Cystic fibrosis (CF) is a genetic disease in which a faulty gene affects the movement of sodium chloride (salt) in and out of certain cells. A child with CF will have thick, heavy, sticky mucus, salty sweat, and their digestive juices become thick. This can result in blockages in the lungs and infections. Eventually, the lungs will become severely damaged. Digestive fluids also become thick which affects the body’s ability to absorb nutrients from food.
The main symptoms of CF include poor growth, a nagging cough, and wheezing. Secondary symptoms include salty tasting skin, a large appetite but no weight gain, and greasy stools.
Cystic fibrosis is treated with antibiotics that battle the infection in the lungs as well as a variety of drugs that will reduce the inflammation in the lungs. Additionally, most children with CF take a pancreatic enzyme supplement. Because the pancreas is affected and cannot supply digestive juices to the lower intestine, this supplement is necessary for proper digestion.

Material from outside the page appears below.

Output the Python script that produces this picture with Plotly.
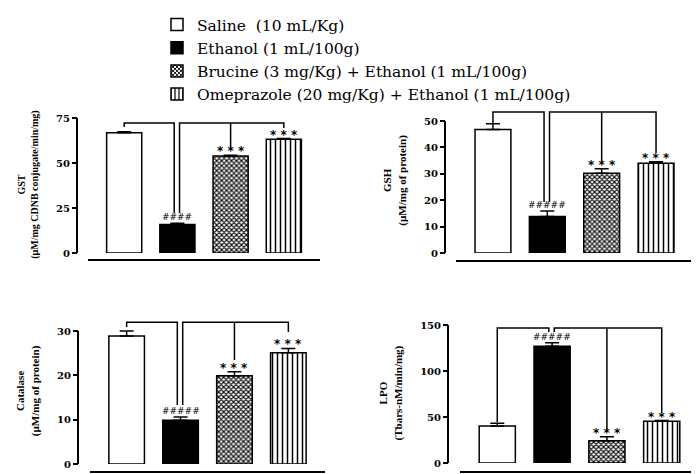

Unfortunately there is no cure for cystic fibrosis; however, new developments in treating the disease are becoming available each year. The progress made in treatment has enabled children with CF to lead pretty normal lives. Thirty years ago most children with CF died as a toddler. Today, the prognosis for a child born with cystic fibrosis is much better. Doctors state that if a child with CF is treated properly and stays fairly healthy otherwise, they are likely to live until his mid 30s.